CHINA'S MONGOLIA ADVANTAGE

Coking coal imports were 37.9 million tonnes in the first eight months of the year, according to customs data. This means that it took eight months for imports to reach roughly the same level as one month's domestic output.

While Australia is China's biggest supplier, meeting almost half of import demand, the second biggest source is Mongolia.

This gives Chinese steelmakers a further advantage as coking coal sourced from Mongolia is far less expensive than cargoes from the seaborne market, given Mongolia's mines have effectively only one buyer for their output, thereby cutting their pricing power.

Mongolia supplied 12.78 million tonnes of coking coal to China in the first eight months of the year, a jump of 51.7 percent from the same period in 2015.

In contrast, imports from Australia were 18.75 million tonnes, a gain of 8.5 percent, numbers that clearly indicate a mounting preference by Chinese steel mills for cheaper Mongolian cargoes.

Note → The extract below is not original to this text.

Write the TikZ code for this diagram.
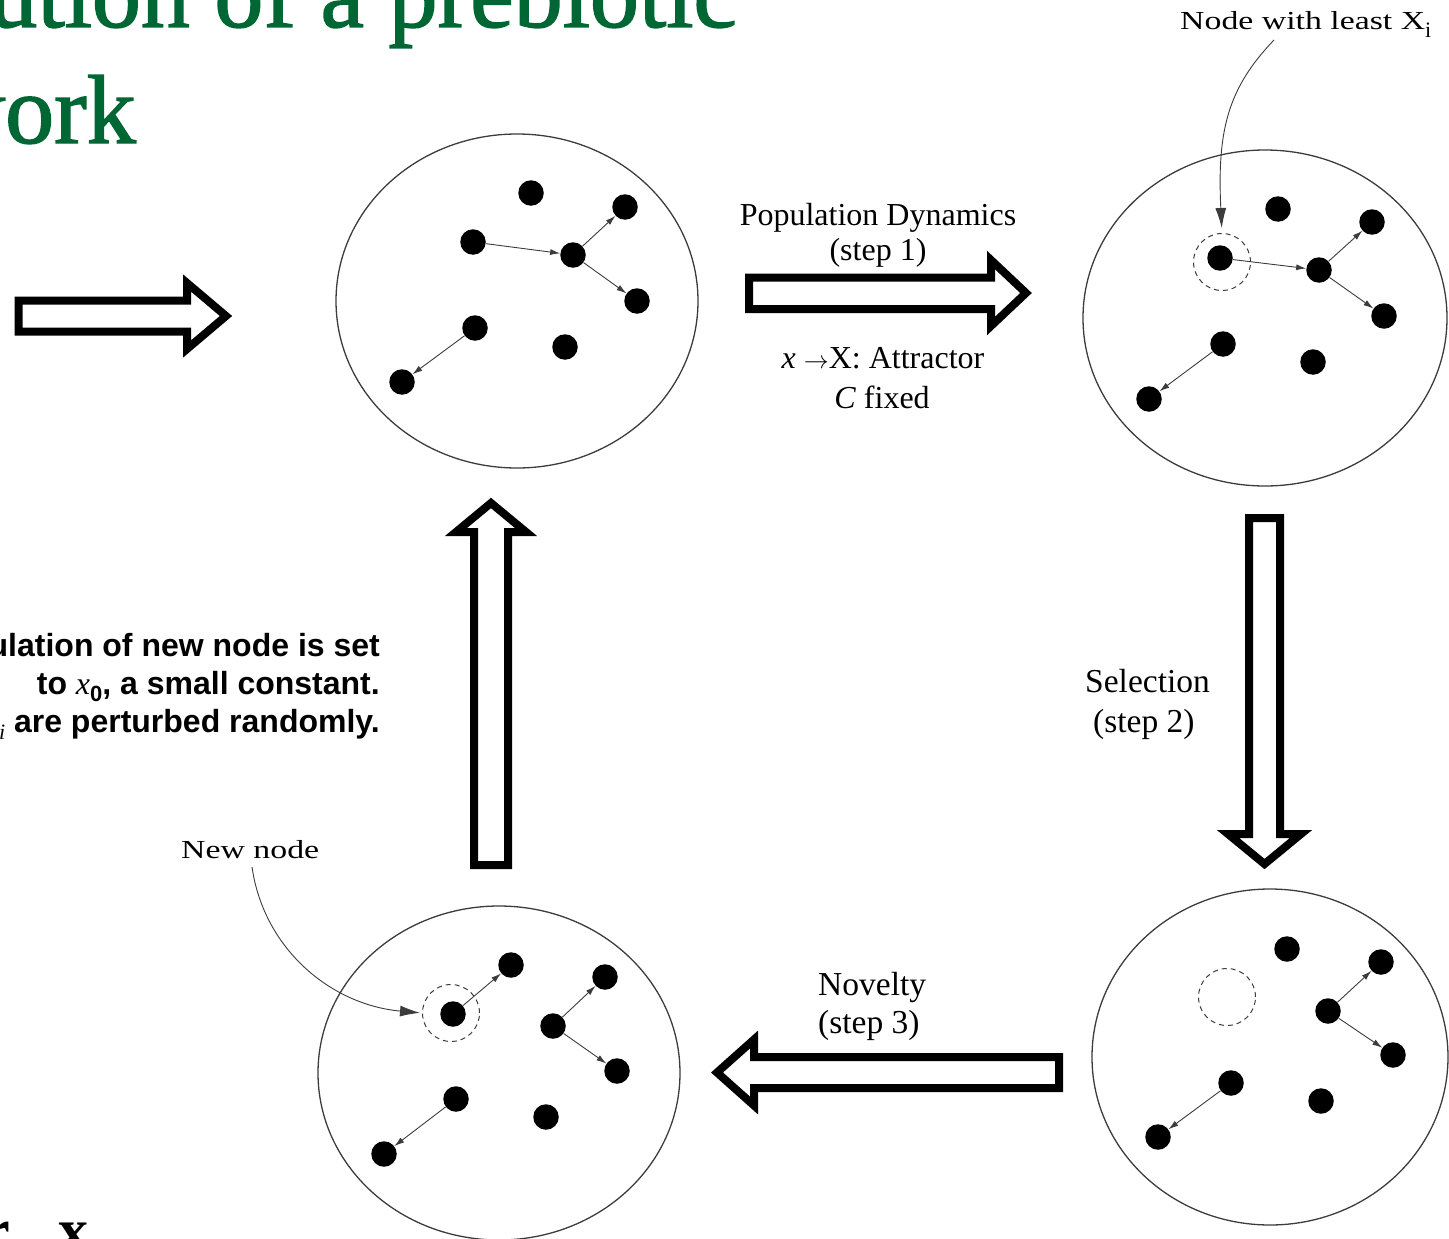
\documentclass[tikz,border=0pt]{standalone}
\usepackage{fontspec}
\setmainfont{Liberation Serif}
\setsansfont{Liberation Sans}
\newfontfamily\titlefont[FakeBold=1.5]{Liberation Serif}
\usetikzlibrary{arrows.meta}

\definecolor{titlegreen}{RGB}{0,102,51}
\definecolor{rim}{RGB}{60,60,60}

\tikzset{
  dot/.style={circle,fill=black,inner sep=0pt,minimum size=25.5pt},
  halo/.style={circle,draw=rim,dash pattern=on 5pt off 4pt,line width=1pt,inner sep=0pt,minimum size=57pt},
  link/.style={line width=0.9pt,draw=rim,-{Latex[length=10pt,width=6pt]}},
  cell/.style={draw=rim,line width=1.3pt},
  fat/.style={draw=black,line width=8pt,line join=miter,fill=white},
  pointer/.style={draw=rim,line width=0.9pt,-{Latex[length=20pt,width=11pt]}},
  lbl/.style={inner sep=0pt,font=\fontsize{32}{38}\selectfont},
  lblw/.style={inner sep=0pt,font=\fontsize{33.5}{38}\selectfont},
  wide/.style={inner sep=0pt,font=\fontsize{26}{30}\selectfont},
  note/.style={inner sep=0pt,font=\sffamily\bfseries\fontsize{32}{38}\selectfont},
  title/.style={inner sep=0pt,text=titlegreen,font=\titlefont\fontsize{98}{100}\selectfont},
}

\begin{document}
\begin{tikzpicture}[x=1pt,y=-1pt]
\useasboundingbox (0,0) rectangle (1449,1239);
\clip (0,0) rectangle (1449,1239);

% slide title
\node[title,anchor=base east] (t1) at (737,27) {Evolution of a prebiotic};
\node[title,anchor=base east] (t2) at (136,143) {network};

% side note
\node[note,anchor=base east] (n1) at (380,656) {Population of new node is set};
\node[note,anchor=base east] (n2) at (380,694) {to {\rmfamily\mdseries\itshape x}\raisebox{-0.22em}{\fontsize{22}{22}\selectfont 0}, a small constant.};
\node[note,anchor=base east] (n3) at (380,732) {{\rmfamily\mdseries\itshape C}\raisebox{-0.22em}{\fontsize{22}{22}\selectfont\rmfamily\mdseries\itshape i} are perturbed randomly.};

% fragments of a cut-off line
\node[inner sep=0pt,anchor=base west,font=\bfseries\fontsize{60}{60}\selectfont] (f1) at (-17,1250) {r};
\node[inner sep=0pt,anchor=base west,font=\bfseries\fontsize{60}{60}\selectfont] (f2) at (58,1250) {x};

% entry arrow
\draw[fat] (18.5,300.5) -- (187,300.5) -- (187,283) -- (226,316) -- (187,349) -- (187,331.5) -- (18.5,331.5) -- cycle;

% ---------- network 1 (top left)
\coordinate (o1) at (517,301);
\draw[cell] (o1) ellipse [x radius=181, y radius=167];
\node[dot] (a1) at (531,193) {};
\node[dot] (a2) at (625,207) {};
\node[dot] (a3) at (473,242) {};
\node[dot] (a4) at (573,255) {};
\node[dot] (a5) at (637,301) {};
\node[dot] (a6) at (475,328) {};
\node[dot] (a7) at (565,347) {};
\node[dot] (a8) at (402,382) {};
\draw[link] (a3) -- (a4);
\draw[link] (a4) -- (a2);
\draw[link] (a4) -- (a5);
\draw[link] (a6) -- (a8);

% ---------- network 2 (top right)
\coordinate (o2) at (1265,318);
\draw[cell] (o2) ellipse [x radius=182, y radius=168];
\node[dot] (b1) at (1278,209) {};
\node[dot] (b2) at (1372,222) {};
\node[dot] (b3) at (1220,258) {};
\node[halo] (h1) at (1222,262) {};
\node[dot] (b4) at (1319,270) {};
\node[dot] (b5) at (1384,316) {};
\node[dot] (b6) at (1223,344) {};
\node[dot] (b7) at (1313,362) {};
\node[dot] (b8) at (1149,399) {};
\draw[link] (b3) -- (b4);
\draw[link] (b4) -- (b2);
\draw[link] (b4) -- (b5);
\draw[link] (b6) -- (b8);

% ---------- network 3 (bottom left)
\coordinate (o3) at (499,1073);
\draw[cell] (o3) ellipse [x radius=181, y radius=167];
\node[dot] (c1) at (511,965) {};
\node[dot] (c2) at (453,1014) {};
\node[halo] (h3) at (451,1013) {};
\node[dot] (c3) at (605,977) {};
\node[dot] (c4) at (553,1026) {};
\node[dot] (c5) at (617,1071) {};
\node[dot] (c6) at (456,1099) {};
\node[dot] (c7) at (546,1117) {};
\node[dot] (c8) at (384,1154) {};
\draw[link] (c2) -- (c1);
\draw[link] (c4) -- (c3);
\draw[link] (c4) -- (c5);
\draw[link] (c6) -- (c8);

% ---------- network 4 (bottom right)
\coordinate (o4) at (1270,1057);
\draw[cell] (o4) ellipse [x radius=178, y radius=168];
\node[dot] (d1) at (1287,949) {};
\node[dot] (d2) at (1381,962) {};
\node[halo] (h4) at (1227,997) {};
\node[dot] (d4) at (1328,1011) {};
\node[dot] (d5) at (1393,1055) {};
\node[dot] (d6) at (1231,1083) {};
\node[dot] (d7) at (1321,1101) {};
\node[dot] (d8) at (1158,1137) {};
\draw[link] (d4) -- (d2);
\draw[link] (d4) -- (d5);
\draw[link] (d6) -- (d8);

% ---------- cycle arrows
\draw[fat] (749,277.5) -- (991,277.5) -- (991,260) -- (1026,293) -- (991,326) -- (991,309) -- (749,309) -- cycle;
\draw[fat] (1249,518) -- (1249,834) -- (1228,834) -- (1264.5,864) -- (1301,834) -- (1280,834) -- (1280,518) -- cycle;
\draw[fat] (1059,1057) -- (754,1057) -- (754,1039.5) -- (717,1072.5) -- (754,1105.5) -- (754,1088) -- (1059,1088) -- cycle;
\draw[fat] (474,865) -- (474,532) -- (456,532) -- (491,503) -- (526,532) -- (508,532) -- (508,865) -- cycle;

% ---------- labels
\node[lbl,anchor=base] (p1) at (878,225) {Population Dynamics};
\node[lbl,anchor=base] (p2) at (878,260) {(step 1)};
\node[lbl,anchor=base] (p3) at (883,368) {\textit{x} $\rightarrow$X: Attractor};
\node[lbl,anchor=base] (p4) at (882,408) {\textit{C} fixed};

\node[lblw,anchor=base west] (s1) at (1085,692) {Selection};
\node[lblw,anchor=base west] (s2) at (1093,732) {(step 2)};

\node[lblw,anchor=base west] (v1) at (818,995) {Novelty};
\node[lblw,anchor=base west] (v2) at (818,1033) {(step 3)};

\node[wide,anchor=base west] (lx) at (1180,30) {\scalebox{1.3}[1]{Node with least X}\raisebox{-0.28em}{\fontsize{22}{22}\selectfont i}};
\node[wide,anchor=base west] (ln) at (181,858) {\scalebox{1.3}[1]{New node}};

% ---------- pointers
\coordinate (lxs) at (1274,40);
\coordinate (lns) at (252,867);
\draw[pointer,shorten >=5pt] (lxs) .. controls (1228,88) and (1217,130) .. (h1.north);
\draw[pointer,shorten >=2pt] (lns) .. controls (264,950) and (332,1005) .. (h3.west);
\end{tikzpicture}
\end{document}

Customs data for August showed a price of $93.92 a tonne for Australian coking coal and just $34.20 for shipments from landlocked neighbour Mongolia.

The numbers for September will be released next week and are likely to show rising prices, but it's extremely unlikely that Mongolian cargoes will have jumped more in percentage terms than those from Australia, thus widening the gap between the two.

Overall, it seems very likely that Chinese steelmakers are now enjoying a coking coal cost advantage not available to their competitors, especially those located in the northeast, close to both domestic and Mongolian mines.

China's benchmark steel rebar contract SRBcv1 is up about 46 percent so far this year, a strong gain, but probably one that has been more than offset by the surge in coking coal, and iron ore, where spot prices .IO62-CNI=SI have gained 36 percent so far this year.

But while Chinese steel mills are probably seeing their profits being crimped, they won't be suffering to the same extent as many of their global competitors.

This means that cheaper Chinese steel product exports are likely to continue to force their way into global markets, which may promote further calls for protectionist measures from the losers.

It also underscores that given the limited ability of coking coal exporters to quickly ramp up production, any downward move in the price is likely to come from declining steel production cutting demand for the fuel.